Pengadilan Tinggi Fukuoka pada Jumat lalu menjadi pengadilan tinggi ketiga di Jepang yang menyatakan bahwa kurangnya pengakuan hukum atas pernikahan sesama jenis melanggar konstitusi. Namun, pengadilan tetap menolak tuntutan ganti rugi yang diajukan oleh para penggugat.
Dalam putusan tersebut, pengadilan untuk pertama kalinya menyatakan bahwa ketentuan hukum perdata yang tidak mengizinkan pernikahan sesama jenis melanggar Pasal 13 Konstitusi, yang menjamin hak untuk mengejar kebahagiaan. Selain itu, pengadilan menilai larangan tersebut juga melanggar pasal-pasal yang menjamin persamaan di depan hukum, martabat individu, dan kesetaraan mendasar antara kedua jenis kelamin.
“Tidak ada lagi alasan untuk tidak mengakui secara hukum pernikahan antara pasangan sesama jenis,” kata Hakim Ketua Takeshi Okada.
Setelah putusan, empat penggugat berdiri di luar pengadilan sambil memegang papan bertuliskan pertanyaan mengapa parlemen Jepang belum melegalkan pernikahan sesama jenis.
Pada konferensi pers, seorang penggugat berusia 35 tahun yang menggunakan nama Kosuke memuji keputusan pengadilan terkait Pasal 13, dengan mengatakan hal itu “mengubah atmosfer masyarakat terhadap pernikahan sesama jenis.” Ia mengaku tidak bisa berhenti menangis saat hakim membacakan putusan.
Pasangannya, seorang pria berusia 37 tahun yang menyebut dirinya Masahiro, mengatakan putusan tersebut “memahami penderitaan kami, dan saya merasa sangat didukung.”
Keputusan ini berbeda dengan putusan pengadilan tingkat bawah tahun lalu, yang menyebut larangan tersebut berada dalam “keadaan inkonstitusional” — istilah yang dianggap sebagai seruan bagi Diet (parlemen Jepang) untuk memperbaiki ketidaksesuaian hukum dengan Konstitusi.
Tiga pasangan sesama jenis dari Fukuoka dan Kumamoto sebelumnya meminta ganti rugi sebesar 1 juta yen (sekitar Rp100 juta) untuk masing-masing orang.
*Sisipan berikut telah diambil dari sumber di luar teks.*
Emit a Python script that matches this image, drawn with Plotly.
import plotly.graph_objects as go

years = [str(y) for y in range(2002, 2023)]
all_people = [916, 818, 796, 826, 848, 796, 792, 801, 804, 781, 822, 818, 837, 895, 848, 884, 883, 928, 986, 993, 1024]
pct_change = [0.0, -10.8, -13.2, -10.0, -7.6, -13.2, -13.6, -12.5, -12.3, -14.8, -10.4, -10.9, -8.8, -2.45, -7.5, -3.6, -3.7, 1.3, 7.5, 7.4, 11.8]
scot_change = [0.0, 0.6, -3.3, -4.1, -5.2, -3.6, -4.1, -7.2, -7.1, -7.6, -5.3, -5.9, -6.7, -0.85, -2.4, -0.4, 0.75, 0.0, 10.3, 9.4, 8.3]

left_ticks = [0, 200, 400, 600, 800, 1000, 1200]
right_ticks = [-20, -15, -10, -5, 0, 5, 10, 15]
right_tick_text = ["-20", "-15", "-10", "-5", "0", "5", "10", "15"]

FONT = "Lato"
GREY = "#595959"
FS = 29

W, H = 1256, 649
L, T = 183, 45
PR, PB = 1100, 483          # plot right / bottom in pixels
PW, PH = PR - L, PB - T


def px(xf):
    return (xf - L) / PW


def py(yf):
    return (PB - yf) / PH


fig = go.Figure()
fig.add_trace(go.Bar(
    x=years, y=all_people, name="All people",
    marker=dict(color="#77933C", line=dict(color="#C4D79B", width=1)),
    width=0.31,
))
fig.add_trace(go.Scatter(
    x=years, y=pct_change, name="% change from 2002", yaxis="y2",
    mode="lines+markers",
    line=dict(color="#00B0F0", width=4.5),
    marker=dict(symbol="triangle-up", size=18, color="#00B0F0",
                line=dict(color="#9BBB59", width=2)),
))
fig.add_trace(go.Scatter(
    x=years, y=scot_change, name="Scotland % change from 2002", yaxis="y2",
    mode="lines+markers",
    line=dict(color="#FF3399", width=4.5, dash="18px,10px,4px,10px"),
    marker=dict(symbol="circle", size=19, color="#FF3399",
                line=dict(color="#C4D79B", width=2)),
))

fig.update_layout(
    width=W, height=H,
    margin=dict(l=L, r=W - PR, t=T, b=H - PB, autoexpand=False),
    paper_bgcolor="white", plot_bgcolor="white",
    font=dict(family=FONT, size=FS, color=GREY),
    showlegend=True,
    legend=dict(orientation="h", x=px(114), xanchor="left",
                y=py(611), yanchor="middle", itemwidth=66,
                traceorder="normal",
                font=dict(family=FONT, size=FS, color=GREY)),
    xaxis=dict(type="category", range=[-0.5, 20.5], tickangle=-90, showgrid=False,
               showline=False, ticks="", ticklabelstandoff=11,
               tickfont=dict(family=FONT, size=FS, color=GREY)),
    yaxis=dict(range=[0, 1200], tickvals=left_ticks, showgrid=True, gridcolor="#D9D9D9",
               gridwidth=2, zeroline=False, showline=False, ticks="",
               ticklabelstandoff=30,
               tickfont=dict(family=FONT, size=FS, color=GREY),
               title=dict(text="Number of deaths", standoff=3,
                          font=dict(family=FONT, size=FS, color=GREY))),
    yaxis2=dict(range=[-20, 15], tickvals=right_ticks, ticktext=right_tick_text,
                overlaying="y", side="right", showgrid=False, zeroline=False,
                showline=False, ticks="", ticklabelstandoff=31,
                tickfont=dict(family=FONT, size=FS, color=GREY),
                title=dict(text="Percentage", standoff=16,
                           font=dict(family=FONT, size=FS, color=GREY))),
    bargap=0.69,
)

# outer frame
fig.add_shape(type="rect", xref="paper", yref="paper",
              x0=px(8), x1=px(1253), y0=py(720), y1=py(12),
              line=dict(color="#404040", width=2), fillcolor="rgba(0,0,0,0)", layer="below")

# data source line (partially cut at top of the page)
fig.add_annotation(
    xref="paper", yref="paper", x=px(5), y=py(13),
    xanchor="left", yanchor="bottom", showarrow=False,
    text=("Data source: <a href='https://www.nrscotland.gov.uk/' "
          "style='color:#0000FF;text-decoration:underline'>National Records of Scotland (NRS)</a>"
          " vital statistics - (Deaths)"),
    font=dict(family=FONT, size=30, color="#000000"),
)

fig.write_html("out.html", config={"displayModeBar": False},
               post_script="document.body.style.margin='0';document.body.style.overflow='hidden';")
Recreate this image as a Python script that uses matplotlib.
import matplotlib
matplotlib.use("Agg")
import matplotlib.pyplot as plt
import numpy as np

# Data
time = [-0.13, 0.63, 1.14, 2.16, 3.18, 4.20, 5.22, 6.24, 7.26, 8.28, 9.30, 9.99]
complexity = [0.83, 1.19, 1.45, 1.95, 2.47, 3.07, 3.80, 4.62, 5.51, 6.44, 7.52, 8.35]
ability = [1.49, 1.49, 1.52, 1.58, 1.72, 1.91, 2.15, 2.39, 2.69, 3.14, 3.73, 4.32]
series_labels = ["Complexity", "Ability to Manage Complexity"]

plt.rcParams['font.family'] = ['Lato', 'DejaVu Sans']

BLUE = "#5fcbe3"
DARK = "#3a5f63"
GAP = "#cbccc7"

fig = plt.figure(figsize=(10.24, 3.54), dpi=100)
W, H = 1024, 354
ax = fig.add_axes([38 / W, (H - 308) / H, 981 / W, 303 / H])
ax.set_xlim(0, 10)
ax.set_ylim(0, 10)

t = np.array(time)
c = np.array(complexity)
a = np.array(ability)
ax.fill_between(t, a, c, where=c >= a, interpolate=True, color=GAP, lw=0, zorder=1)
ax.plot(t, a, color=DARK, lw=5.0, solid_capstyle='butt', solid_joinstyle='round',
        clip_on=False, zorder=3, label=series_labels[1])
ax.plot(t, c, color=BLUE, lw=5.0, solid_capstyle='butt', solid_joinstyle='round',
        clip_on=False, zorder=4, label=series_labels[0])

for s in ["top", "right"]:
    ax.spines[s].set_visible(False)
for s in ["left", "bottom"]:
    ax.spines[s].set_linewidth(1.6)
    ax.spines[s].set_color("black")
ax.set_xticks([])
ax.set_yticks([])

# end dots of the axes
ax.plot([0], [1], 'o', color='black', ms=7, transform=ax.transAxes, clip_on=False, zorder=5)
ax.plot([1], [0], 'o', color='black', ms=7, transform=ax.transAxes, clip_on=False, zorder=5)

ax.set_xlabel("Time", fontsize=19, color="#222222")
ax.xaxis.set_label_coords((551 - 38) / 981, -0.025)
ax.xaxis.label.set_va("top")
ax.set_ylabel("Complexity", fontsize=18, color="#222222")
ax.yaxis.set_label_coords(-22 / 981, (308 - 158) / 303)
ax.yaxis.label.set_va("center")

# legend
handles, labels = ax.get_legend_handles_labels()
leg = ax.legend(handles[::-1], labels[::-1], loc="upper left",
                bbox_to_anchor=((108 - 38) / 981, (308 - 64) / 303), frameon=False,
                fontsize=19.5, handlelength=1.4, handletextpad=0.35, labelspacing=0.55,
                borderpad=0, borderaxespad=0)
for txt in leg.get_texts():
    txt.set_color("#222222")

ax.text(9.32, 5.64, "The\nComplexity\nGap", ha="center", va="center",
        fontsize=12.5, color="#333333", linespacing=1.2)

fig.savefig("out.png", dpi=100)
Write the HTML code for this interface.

Mereka berargumen bahwa ketentuan hukum perdata yang tidak mengizinkan pernikahan sesama jenis melanggar hak atas persamaan di depan hukum dan jaminan kebebasan pernikahan dalam Konstitusi.
Penggugat mengajukan banding setelah Pengadilan Distrik Fukuoka pada Juni 2023 menolak tuntutan ganti rugi mereka dan memutuskan bahwa pemerintah tidak wajib segera membuat langkah legislatif meskipun berada dalam “keadaan inkonstitusional.”
Hukum perdata dan ketentuan pendaftaran keluarga di Jepang saat ini didasarkan pada pernikahan antara pria dan wanita. Hak istimewa yang terkait dengan pernikahan, seperti hak waris, manfaat pajak, dan hak asuh bersama anak, hanya diberikan kepada pasangan heteroseksual.
Jepang tetap menjadi satu-satunya negara di kelompok G7 yang belum melegalkan pernikahan sesama jenis atau serikat sipil, meskipun ada tekanan yang meningkat dari komunitas LGBT dan para pendukungnya.
Putusan pengadilan sebelumnya beragam dalam cakupannya. Pengadilan distrik di Sapporo dan Nagoya menyatakan bahwa kurangnya pengakuan hukum atas pernikahan sesama jenis adalah inkonstitusional, sementara Pengadilan Distrik Tokyo menyebutnya dalam “keadaan inkonstitusional.” Hingga saat ini, Pengadilan Distrik Osaka menjadi satu-satunya yang menyatakan hukum saat ini konstitusional.
Dua putusan pengadilan tinggi sebelumnya tahun ini di Sapporo dan Tokyo juga menyatakan bahwa kurangnya pengakuan hukum terhadap pernikahan sesama jenis di Jepang tidak konstitusional.